Reports of strange knocks or sounds with no apparent cause go back centuries. For our purposes we can start with the now legendary sisters, Maggie and Kate Fox, of Hydesville, New York in 1848.
THE FOX SISTERS
The first knocks or “raps” they heard came from a table around which the family was sitting. The sounds developed into noises such as furniture being moved, of loud poundings echoing from the walls or floor causing violent vibrations in the house. Maggie, 14 or 15, and Kate, 12, moved their beds into their parents’ room because they were afraid, but no sooner had they got into bed than the knockings started.
RAPS RESPOND TO FOX SISTERS’ COMMANDS
This time instead of showing fear the girls started interacting with the raps: For instance, Kate would snap her fingers and the raps would respond. Maggie would clap her hands asking for a reply—and would get it. Their mother got into the act and asked for ten raps, which were obediently supplied, and then requested the ages of her children. Again the raps replied with complete accuracy.
They then used a code for “Yes” or “No” answers, also reciting the alphabet until a rap sounded, giving them letters, then words to answer questions.
THE FOX SISTERS’ PEDDLER STORY SPREADS RAPIDLY
The girls asked who was causing the raps. The sounds spelled out that it was the spirit of a peddler who had been murdered and whose remains had been buried under the house.
Needless to say the news of the rapping spirit spread quickly, and as the audience grew the “story” was developed: he had been a 31-year-old widower whose initials were “B.C.,” came from Orleans County, and had left five children.
The raps were heard for the first time in daylight about the third day. Some of those present made investigations and signed statements swearing that they could not find any apparent cause of the raps.
The family moved to another house but the noises followed them.
PEDDLER NEVER EXISTED
The raps eventually spelled out the peddler’s name but no trace of such a person or his five children was ever found.
In retrospect, of course, it is easy to see that the raps originated with either one or both of the girls. The messages were either products of their suggestive unconscious or facts that they knew or were picking up telepathically from the townspeople, similar to those messages produced by the Bindelof group. The general populace, however, believed these were communications from the dead.
FOX SISTERS FAME SPREADS
The sisters began to hold séances and the range of their abilities increased. There were reports of tables moving and at least partial levitation.
The Fox sisters became world famous, and together with their older sister, Leah, toured the country giving demonstrations.
FOX SISTERS’ DOWNFALL DUE TO DIRTY DEALINGS.
Much later in their lives the two sisters fell upon hard times. By 1888 they were penniless widows who were rumored to be alcoholic to boot. A real soap opera. Maggie “confessed” that the rappings had been fraudulent but later withdrew her “confession,” saying she had been given a $1,500 bribe—quite a sum of money in those days—to do so.
UNDESERVED BAD REP
This “confession” led to the commonly held belief, widely spread by the professional “skeptics” or debunkers to this day, that the Fox girls had cheated by making the sounds by manipulating their toe bones or some such other nonsense.

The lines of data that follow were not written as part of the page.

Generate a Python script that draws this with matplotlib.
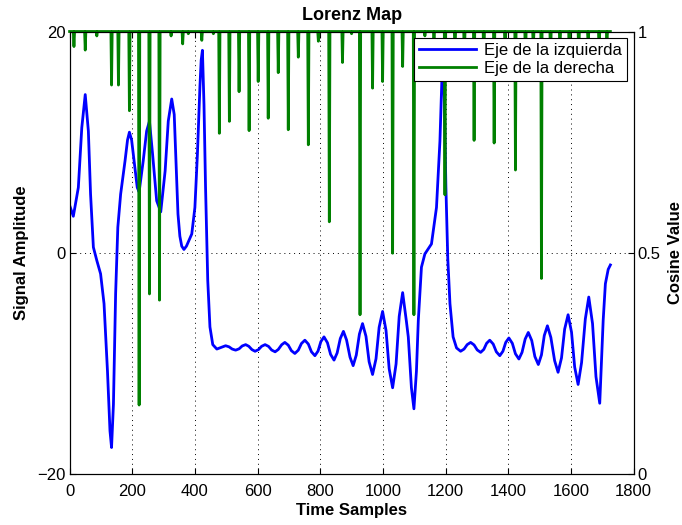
import numpy as np
import matplotlib
matplotlib.use('Agg')
import matplotlib.pyplot as plt

plt.rcParams['font.family'] = ['Liberation Sans', 'DejaVu Sans']

# Señal principal (eje izquierdo): muestras y amplitud
t_signal = [0, 12, 28, 39, 50, 60, 67, 76, 87, 99, 110, 121, 129, 134, 140, 147,
            154, 163, 177, 185, 191, 198, 206, 216, 222, 235, 246, 255, 265, 278,
            291, 305, 315, 326, 334, 340, 346, 352, 358, 365, 373, 390, 400, 408,
            416, 420, 424, 429, 434, 441, 448, 457, 470, 484, 498, 509, 519, 530,
            541, 551, 562, 572, 582, 592, 603, 613, 624, 635, 645, 656, 666, 677,
            687, 698, 708, 719, 730, 740, 751, 762, 772, 783, 793, 802, 812, 823,
            833, 844, 854, 864, 874, 884, 895, 905, 915, 925, 935, 946, 956, 967,
            978, 988, 999, 1010, 1020, 1031, 1042, 1052, 1063, 1075, 1081, 1091,
            1099, 1107, 1113, 1123, 1134, 1155, 1171, 1182, 1188, 1192, 1196, 1201,
            1207, 1214, 1224, 1235, 1248, 1259, 1269, 1280, 1291, 1301, 1312, 1322,
            1331, 1341, 1352, 1362, 1373, 1383, 1392, 1402, 1413, 1423, 1434, 1444,
            1454, 1464, 1475, 1485, 1496, 1506, 1515, 1525, 1536, 1548, 1559, 1570,
            1580, 1591, 1602, 1612, 1623, 1634, 1646, 1657, 1669, 1680, 1692, 1703,
            1710, 1719, 1726]
signal = [4.3, 3.3, 5.9, 11.3, 14.3, 11.0, 5.3, 0.5, -0.7, -1.9, -4.6, -10.7,
          -16.1, -17.6, -13.7, -3.7, 2.3, 5.3, 8.3, 10.2, 10.9, 10.2, 8.3, 5.9,
          5.5, 8.3, 11.0, 11.9, 8.9, 4.7, 3.7, 7.4, 11.9, 13.9, 12.5, 8.0, 3.5,
          1.5, 0.6, 0.3, 0.6, 1.7, 4.1, 8.9, 15.0, 17.4, 18.3, 13.4, 5.9, -2.5,
          -6.7, -8.3, -8.7, -8.55, -8.4, -8.5, -8.7, -8.8, -8.68, -8.42, -8.3,
          -8.45, -8.75, -8.9, -8.75, -8.45, -8.3, -8.46, -8.79, -8.95, -8.74,
          -8.31, -8.1, -8.35, -8.85, -9.1, -8.8, -8.2, -7.9, -8.25, -8.95, -9.3,
          -8.88, -8.03, -7.6, -8.13, -9.18, -9.7, -9.05, -7.75, -7.1, -7.88,
          -9.43, -10.2, -9.25, -7.35, -6.4, -7.55, -9.85, -11.0, -9.58, -6.73,
          -5.3, -7.03, -10.48, -12.2, -10.05, -5.75, -3.6, -6.2, -7.6, -12.2,
          -14.1, -10.7, -6.1, -1.3, -0.1, 0.8, 4.1, 10.1, 15.5, 18.0, 14.0, 6.0,
          -0.5, -4.6, -7.6, -8.6, -8.9, -8.7, -8.3, -8.1, -8.33, -8.78, -9.0,
          -8.73, -8.18, -7.9, -8.25, -8.95, -9.3, -8.9, -8.1, -7.7, -8.18, -9.13,
          -9.6, -9.0, -7.8, -7.2, -7.93, -9.38, -10.1, -9.23, -7.48, -6.6, -7.65,
          -9.75, -10.8, -9.5, -6.9, -5.6, -7.18, -10.33, -11.9, -9.93, -5.98,
          -4.0, -6.4, -11.2, -13.6, -6.1, -2.8, -1.5, -1.1]

# Coseno (eje derecho): posición y valor mínimo de cada caída
dip_t = [14, 50, 87, 134, 156, 191, 222, 255, 287, 324, 361, 379, 422, 459,
         478, 510, 541, 573, 602, 634, 666, 698, 730, 762, 794, 829, 871, 900,
         927, 967, 999, 1031, 1063, 1099, 1134, 1163, 1198, 1230, 1260, 1291,
         1322, 1355, 1390, 1423, 1455, 1480, 1506, 1535, 1565, 1595, 1625, 1655,
         1690, 1715]
dip_min = [0.966, 0.958, 0.99, 0.879, 0.879, 0.821, 0.156, 0.407, 0.393, 0.99,
           0.972, 0.995, 0.98, 0.995, 0.77, 0.797, 0.864, 0.776, 0.887, 0.804,
           0.907, 0.778, 0.942, 0.744, 0.978, 0.570, 0.930, 0.995, 0.360, 0.872,
           0.887, 0.499, 0.921, 0.360, 0.99, 0.985, 0.631, 0.95, 0.92, 0.754,
           0.90, 0.748, 0.93, 0.687, 0.90, 0.96, 0.442, 0.93, 0.96, 0.90, 0.94,
           0.97, 0.95, 0.98]

t_cos = [0]
cos_val = [1.0]
for d, m in zip(dip_t, dip_min):
    t_cos += [d - 2, d, d + 2]
    cos_val += [1.0, m, 1.0]
t_cos.append(1726)
cos_val.append(1.0)

fig = plt.figure(figsize=(6.82, 5.25), dpi=100)
ax1 = fig.add_axes([0.102, 0.097, 0.827, 0.843])
ax2 = ax1.twinx()

l1, = ax1.plot(t_signal, signal, color=(0, 0, 1), lw=2.0)
l2, = ax2.plot(t_cos, cos_val, color=(0, 0.5, 0), lw=2.0, clip_on=False)

ax1.set_xlim(0, 1800)
ax1.set_ylim(-20, 20)
ax2.set_ylim(0, 1)
ax1.set_xticks(np.arange(0, 1801, 200))
ax1.set_yticks([-20, 0, 20])
ax2.set_yticks([0, 0.5, 1])
ax2.set_yticklabels(['0', '0.5', '1'])

# rejilla punteada como en MATLAB
ax1.grid(True, color='k', linestyle=(0, (1, 4)), linewidth=0.7)
ax1.tick_params(direction='in', length=4, labelsize=12, top=True)
ax1.tick_params(axis='x', pad=7)
ax1.tick_params(axis='y', pad=3)
ax2.tick_params(direction='in', length=4, labelsize=12, pad=3)

ax1.set_xlabel('Time Samples', fontsize=12, fontweight='bold', labelpad=3)
ax1.set_ylabel('Signal Amplitude', fontsize=12, fontweight='bold', labelpad=6)
ax2.set_ylabel('Cosine Value', fontsize=12, fontweight='bold', labelpad=5)
ax1.set_title('Lorenz Map', fontsize=13, fontweight='bold', pad=8)

leg = ax2.legend([l1, l2], ['Eje de la izquierda', 'Eje de la derecha'],
                 loc='upper right', fontsize=12, fancybox=False,
                 edgecolor='k', framealpha=1, borderaxespad=0.4,
                 handlelength=3.4, borderpad=0.3, labelspacing=0.15,
                 handletextpad=0.5)
leg.get_frame().set_linewidth(0.8)

fig.savefig('out.png', dpi=100)
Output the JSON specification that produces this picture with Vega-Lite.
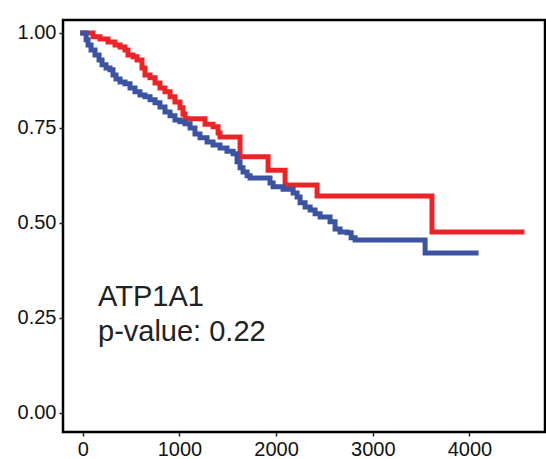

Television shows on psychic phenomena will generally mention the Fox sisters as frauds as a preface to their programs, their writers just assuming that they were fakes. The “debunkers” have done a good job of deceiving the public.
KATE FOX WAS GENUINELY GIFTED
However we know that Sir William Crookes met Kate Fox and tested her as well. He reported that Miss Fox had only to “place her hand on any substance for loud thuds to be heard in it, like a triple pulsation, sometimes loud enough to be heard several rooms off.
Crookes witnessed direct writing somewhat like that obtained by the Bindelof group. The medium was Kate Fox, and the circumstances were very much the same as the New York boys experienced.
KATE FOX AND THE TRAVELING BELL
Crookes also cites, under “Miscellaneous Occurrences of a Complex Character,” an incident where Miss Fox was responsible for the dematerialization of a small hand-bell belonging to Crookes that he had left in his library.
The bell re-materialized in the dining room where Kate was giving a séance. The door between the two rooms was locked and, in addition, the library was brightly lit and was occupied the whole time by Crookes’s two sons. They reported that no one had entered the room and that they were sure the bell was there after the adults had gone into to the dining room because one of them had been playing with it until admonished by his brother to stop.